The Food and Agriculture Organisation and the World Food Programme have done well to alert governments on the occasion of World Food Day about the alarming rise of hunger on a global level. One billion people, nearly a sixth of the world population, are undernourished today. At this rate the millennium development goal of halving starvation by 2015 will never be achieved.

 

As can be expected, the food crisis that has been exacerbated by the economic downturn is hitting the poor the hardest. The tragedy is that falling food production is not the core problem: prices are rising because food stocks are not keeping pace with population growth. This phenomenon has made food increasingly unaffordable for a growing chunk of the population that lives below the poverty line in developing countries. It is a pity that food security has suffered primarily because of the wrong policies of governments, both the aid givers and the agricultural economies.
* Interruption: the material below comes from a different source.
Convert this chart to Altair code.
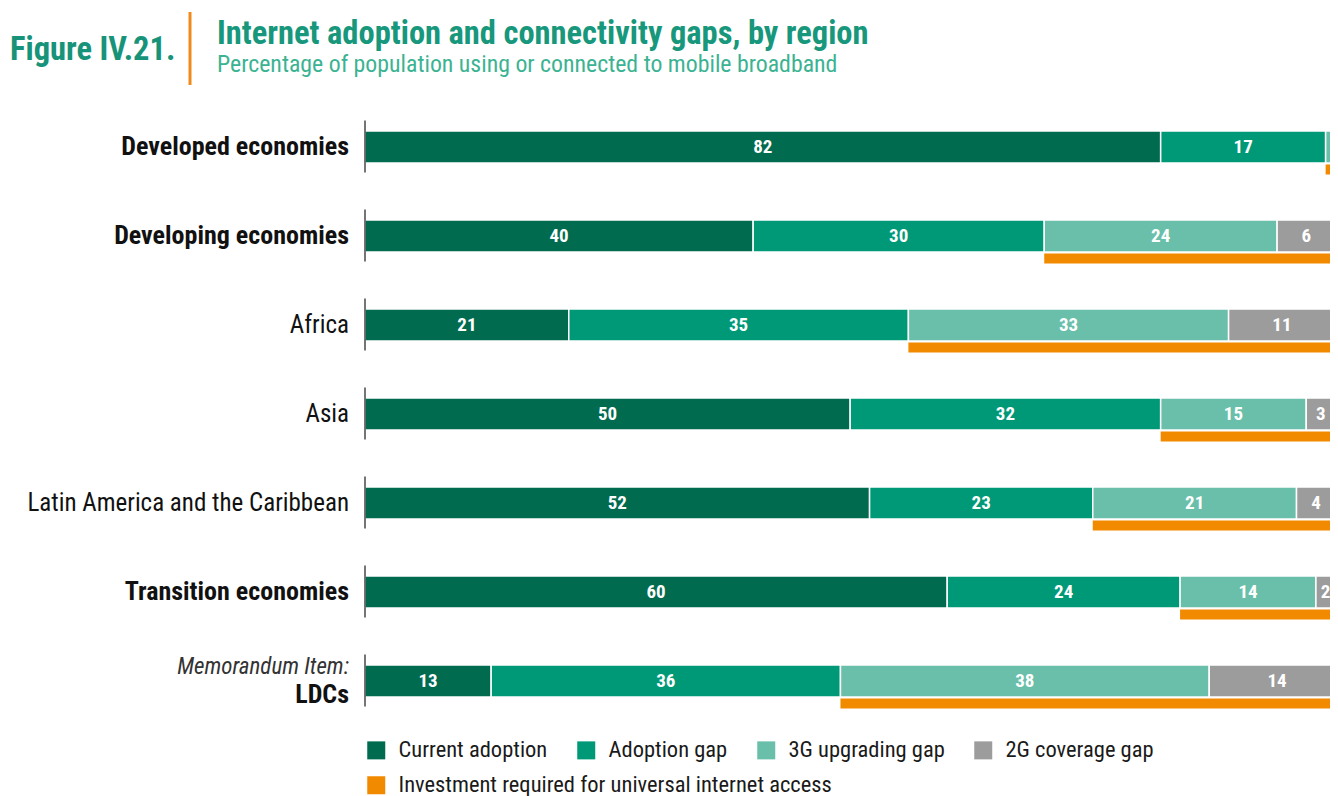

They are not investing sufficiently in agriculture which is now considered to be a sector that is not so lucrative in an age where money and the market rule the roost. With ‘subsidy’ going out of fashion and no social security net provided to the poor, starvation is inevitable.

 

At home we have cut a sorry figure for partially different reasons. Malnutrition is on the rise because people have had to cut down on their food intake. But the irony is that since the year 2000 food grain production in Pakistan has grown by nearly 25 per cent, which is more than the population growth rate. Yet we are not being able to feed our people. Ill-conceived food distribution strategies, a perceptible thrust towards cartelisation due to avarice and the abuse of the Afghan transit trade agreement to facilitate smuggling through porous borders have allowed commercial interests to exploit the situation to their advantage. Strangely, the government has shown a brazen lack of political will to act against these unscrupulous elements in an environment where the playing field is not level and where the free market has escaped regulatory mechanisms.